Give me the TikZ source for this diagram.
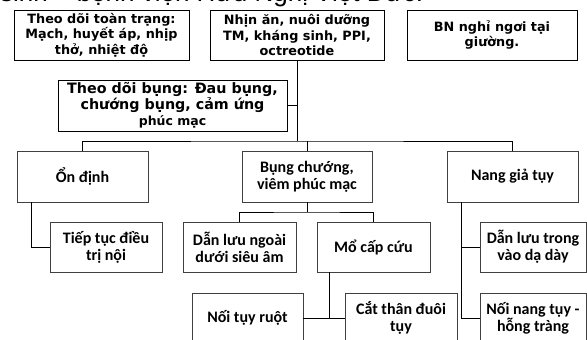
\documentclass[tikz,border=0pt]{standalone}
\usepackage{fontspec}
\newfontfamily\vfont{DejaVu Sans}
\newfontfamily\cfont{Carlito}
\newfontfamily\hfont{Liberation Sans}
\begin{document}
\begin{tikzpicture}[x=1pt,y=-1pt]
            \tikzstyle{plan} = [draw=black, line width=0.9pt, align=center, inner sep=2pt,
                    font=\vfont\bfseries\fontsize{12.8}{15.5}\selectfont]
            \tikzstyle{stage} = [draw=black!75, line width=0.9pt, align=center, inner sep=2pt,
                    minimum height=50, font=\cfont\bfseries\fontsize{16}{17}\selectfont]
            \tikzstyle{link} = [line width=0.9pt]

            \clip (0,0) rectangle (587,340);
            \node [anchor=base west, inner sep=0pt, font=\hfont\fontsize{26}{28}\selectfont] (title) at (0,1.5) {sinh – bệnh viện Hữu Nghị Việt Đức.};

            \node [plan, minimum width=175, minimum height=50] (monitor) at (101.5,35) {Theo dõi toàn trạng:\\Mạch, huyết áp, nhịp\\thở, nhiệt độ};
            \node [plan, minimum width=174, minimum height=50] (fasting) at (297,35) {Nhịn ăn, nuôi dưỡng\\TM, kháng sinh, PPI,\\octreotide};
            \node [plan, minimum width=170, minimum height=50] (rest) at (492,35) {BN nghỉ ngơi tại\\giường.};
            \node [plan, minimum width=229, minimum height=51, font=\vfont\bfseries\fontsize{14.3}{16}\selectfont] (belly) at (172.5,105.5) {Theo dõi bụng: Đau bụng,\\chướng bụng, cảm ứng\\{\fontsize{12.5}{14}\selectfont phúc mạc}};

            \node [stage, minimum width=131, minimum height=51] (stable) at (82.5,176.5) {Ổn định};
            \node [stage, minimum width=130, minimum height=51] (distended) at (307,176.5) {Bụng chướng,\\viêm phúc mạc};
            \node [stage, minimum width=131, minimum height=51] (pseudocyst) at (512.5,176.5) {Nang giả tụy};

            \node [stage, minimum width=112] (medical) at (106,247) {Tiếp tục điều\\trị nội};
            \node [stage, minimum width=113] (external) at (239.5,247) {Dẫn lưu ngoài\\dưới siêu âm};
            \node [stage, minimum width=113] (surgery) at (373.5,247) {Mổ cấp cứu};
            \node [stage, minimum width=106] (internal) at (533,247) {Dẫn lưu trong\\vào dạ dày};

            \node [stage, minimum width=111] (anastomosis) at (247.5,318) {Nối tụy ruột};
            \node [stage, minimum width=112] (resection) at (401,318) {Cắt thân đuôi\\tụy};
            \node [stage, minimum width=106] (jejunum) at (533,318) {Nối nang tụy -\\hỗng tràng};

            \coordinate (bus) at (297,141);
            \coordinate (split) at (307,212);
            \coordinate (stableline) at ([xshift=-51.5]stable.south);
            \coordinate (cystline) at ([xshift=-51.5]pseudocyst.south);
            \coordinate (cutline) at ([xshift=-44.5]surgery.south);

            \draw [link] (fasting) -- (bus);
            \draw [link] (belly.east) -- (belly.east -| bus);
            \draw [link] (stable.north) |- (bus) -| (pseudocyst.north);
            \draw [link] (bus -| distended.north) -- (distended.north);
            \draw [link] (stableline) |- (medical.west);
            \draw [link] (distended.south) -- (split);
            \draw [link] (external.north) |- (split) -| (surgery.north);
            \draw [link] (cystline) |- (jejunum.west);
            \draw [link] (cystline |- internal.west) -- (internal.west);
            \draw [link] (cutline) -- (cutline |- anastomosis.east);
            \draw [link] (anastomosis.east) -- (resection.west);
        \end{tikzpicture}
\end{document}
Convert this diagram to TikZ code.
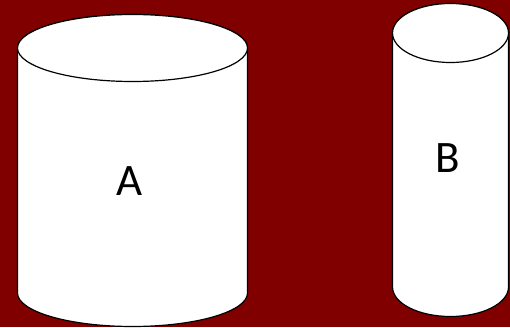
\documentclass[tikz,border=0pt]{standalone}
\usepackage{fontspec}
\setmainfont{Carlito}
\definecolor{bgred}{HTML}{800000}
\tikzset{
  cyl/.style={draw=black, line width=1.2pt, fill=white},
  lbl/.style={font=\fontsize{45}{54}\selectfont, text=black, inner sep=0pt}
}
\begin{document}
\begin{tikzpicture}[x=1pt,y=1pt]
\fill[bgred] (0,0) rectangle (510,327);
\useasboundingbox (0,0) rectangle (510,327);
% Cylinder A
\path[cyl] (17.5,279) -- (17.5,34) arc[start angle=180,end angle=360,x radius=115,y radius=33.5] -- (247.5,279) arc[start angle=0,end angle=180,x radius=115,y radius=33.5] -- cycle;
\draw[cyl] (132.5,279) ellipse[x radius=115,y radius=33.5];
\node[lbl] (a) at (129.5,146) {A};
% Cylinder B
\path[cyl] (392.5,294) -- (392.5,40) arc[start angle=180,end angle=360,x radius=58,y radius=29.5] -- (508.5,294) arc[start angle=0,end angle=180,x radius=58,y radius=29.5] -- cycle;
\draw[cyl] (450.5,294) ellipse[x radius=58,y radius=29.5];
\node[lbl] (b) at (447.5,169) {B};
\end{tikzpicture}
\end{document}
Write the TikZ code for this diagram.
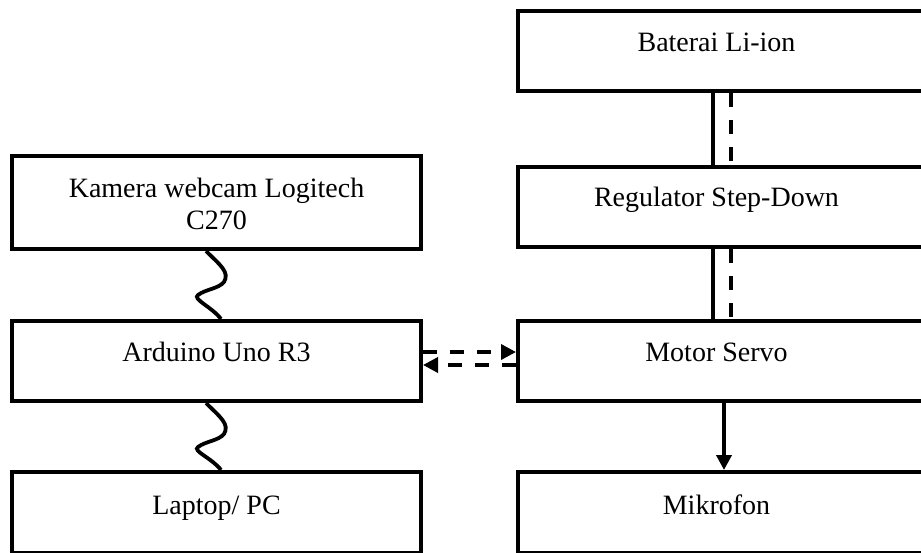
\documentclass[tikz,border=0pt]{standalone}
\usepackage{fontspec}
\setmainfont{Liberation Serif}
\usetikzlibrary{arrows.meta,calc}
\begin{document}
\begin{tikzpicture}[x=1pt,y=-1pt,
  blok/.style={draw,line width=4pt,rectangle,minimum height=80pt,inner sep=0pt},
  kiri/.style={blok,minimum width=409pt},
  kanan/.style={blok,minimum width=407pt},
  teks/.style={font=\fontsize{28}{32}\selectfont,align=center},
  baris/.style={teks,anchor=base},
  kabel/.style={line width=3.8pt},
  putus/.style={line width=3.5pt,dash pattern=on 14pt off 13pt},
  panah/.style={-{Triangle[length=15pt,width=15pt]}}]
\useasboundingbox (0,0) rectangle (921,552);
% left column
\node[kiri,minimum height=93pt] (kam) at (216.5,202.5) {};
\node[kiri] (ard) at (216.5,361) {};
\node[kiri,minimum height=81pt] (lap) at (216.5,512.5) {};
% right column (runs past the right margin)
\node[kanan] (bat) at (721.5,51) {};
\node[kanan] (reg) at (721.5,207) {};
\node[kanan] (mot) at (721.5,361) {};
\node[kanan,minimum height=81pt] (mik) at (721.5,512.5) {};
% labels
\node[teks] at (216.5,204) {Kamera webcam Logitech\\C270};
\node[baris] at (216.5,361) {Arduino Uno R3};
\node[baris] at (216.5,514) {Laptop/ PC};
\node[baris] at (716.5,51) {Baterai Li-ion};
\node[baris] at (716.5,206) {Regulator Step-Down};
\node[baris] at (716.5,361) {Motor Servo};
\node[baris] at (716.5,514) {Mikrofon};
% USB cables
\coordinate (k1) at ($(kam.south)+(-10.5,0)$);
\coordinate (k2) at ($(ard.north)+(4.5,0)$);
\draw[kabel] (k1) .. controls ++(14,14) and ++(6,-10) .. ++(18,31)
  .. controls ++(-6,7) and ++(8,-6) .. ++(-26,13)
  .. controls ++(-6,4) and ++(-9,-12) .. (k2);
\coordinate (l1) at ($(ard.south)+(-10.5,0)$);
\coordinate (l2) at ($(lap.north)+(4.5,0)$);
\draw[kabel] (l1) .. controls ++(14,14) and ++(6,-10) .. ++(18,31)
  .. controls ++(-6,7) and ++(8,-6) .. ++(-26,13)
  .. controls ++(-6,4) and ++(-9,-12) .. (l2);
% power lines
\coordinate (p1) at (713,0);
\coordinate (p2) at (731,0);
\draw[kabel] (bat.south -| p1) -- (reg.north -| p1);
\draw[putus] (bat.south -| p2) -- (reg.north -| p2);
\draw[kabel] (reg.south -| p1) -- (mot.north -| p1);
\draw[putus] (reg.south -| p2) -- (mot.north -| p2);
% servo to microphone
\coordinate (m1) at (724,0);
\draw[kabel,panah] (mot.south -| m1) -- (mik.north -| m1);
% data lines
\coordinate (d1) at (0,352);
\coordinate (d2) at (0,365);
\draw[putus,panah] (ard.east |- d1) -- (mot.west |- d1);
\draw[putus,panah] (mot.west |- d2) -- (ard.east |- d2);
\end{tikzpicture}
\end{document}
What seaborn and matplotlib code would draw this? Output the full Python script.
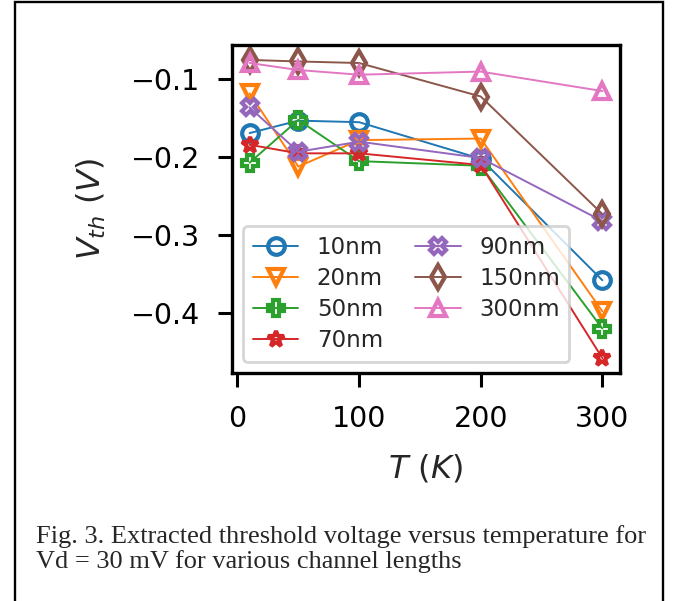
import matplotlib
matplotlib.use("Agg")
import matplotlib.pyplot as plt
import seaborn as sns
from matplotlib.patches import Rectangle

# temperature points (K)
temps = [10, 50, 100, 200, 300]

# threshold voltage (V) per channel length
vth_10nm = [-0.169, -0.153, -0.155, -0.202, -0.358]
vth_20nm = [-0.118, -0.212, -0.178, -0.176, -0.398]
vth_50nm = [-0.207, -0.152, -0.205, -0.211, -0.420]
vth_70nm = [-0.184, -0.195, -0.195, -0.210, -0.458]
vth_90nm = [-0.136, -0.193, -0.180, -0.201, -0.282]
vth_150nm = [-0.075, -0.077, -0.079, -0.122, -0.273]
vth_300nm = [-0.079, -0.088, -0.094, -0.090, -0.115]

labels = ["10nm", "20nm", "50nm", "70nm", "90nm", "150nm", "300nm"]
series = [vth_10nm, vth_20nm, vth_50nm, vth_70nm, vth_90nm, vth_150nm, vth_300nm]
markers = ["o", "v", "P", "*", "X", "d", "^"]

sns.set_style("ticks")
plt.rcParams["font.family"] = ["DejaVu Sans"]
plt.rcParams["mathtext.fontset"] = "dejavusans"

colors = sns.color_palette("tab10", len(labels))

fig = plt.figure(figsize=(6.81, 6.01), dpi=100)
ax = fig.add_axes([232 / 681, 1 - 373 / 601, 388 / 681, 328 / 601])

for lab, vals, mk, c in zip(labels, series, markers, colors):
    sns.lineplot(x=temps, y=vals, ax=ax, color=c, marker=mk, mec=c,
                 fillstyle="none", ms=12, mew=3.0, lw=1.4, label=lab)

ax.set_xticks([0, 100, 200, 300])
ax.set_yticks([-0.1, -0.2, -0.3, -0.4])
ax.set_xlabel(r"$T\ (K)$", fontsize=23, labelpad=14)
ax.set_ylabel(r"$V_{th}\ (V)$", fontsize=23, labelpad=16)
ax.tick_params(axis="both", labelsize=20.5, length=10, width=2.2,
               colors="black", pad=13)
for sp in ax.spines.values():
    sp.set_linewidth(2.4)
    sp.set_color("black")

leg = ax.legend(loc="lower left", ncol=2, fontsize=16.5, frameon=True,
                handlelength=2.0, labelspacing=0.36, columnspacing=1.4)
leg.get_frame().set_linewidth(2.0)
leg.get_frame().set_edgecolor("0.8")

# page border and caption around the figure
fig.patches.append(Rectangle((15 / 681, -0.05), 648 / 681, 1.05 - 2 / 601,
                             transform=fig.transFigure, fill=False,
                             edgecolor="black", linewidth=1.7))
fig.text(36 / 681, 1 - 543 / 601,
         "Fig. 3. Extracted threshold voltage versus temperature for",
         family="Liberation Serif", fontsize=19, va="baseline")
fig.text(36 / 681, 1 - 568 / 601,
         "Vd = 30 mV for various channel lengths",
         family="Liberation Serif", fontsize=19, va="baseline")

fig.savefig("out.png", dpi=100)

EXERCISE PROMPT: Which lines in the listing above hold the word "diagram"? Show each of them.

WRITTEN ANSWER:
Give me the TikZ source for this diagram.
Convert this diagram to TikZ code.
Write the TikZ code for this diagram.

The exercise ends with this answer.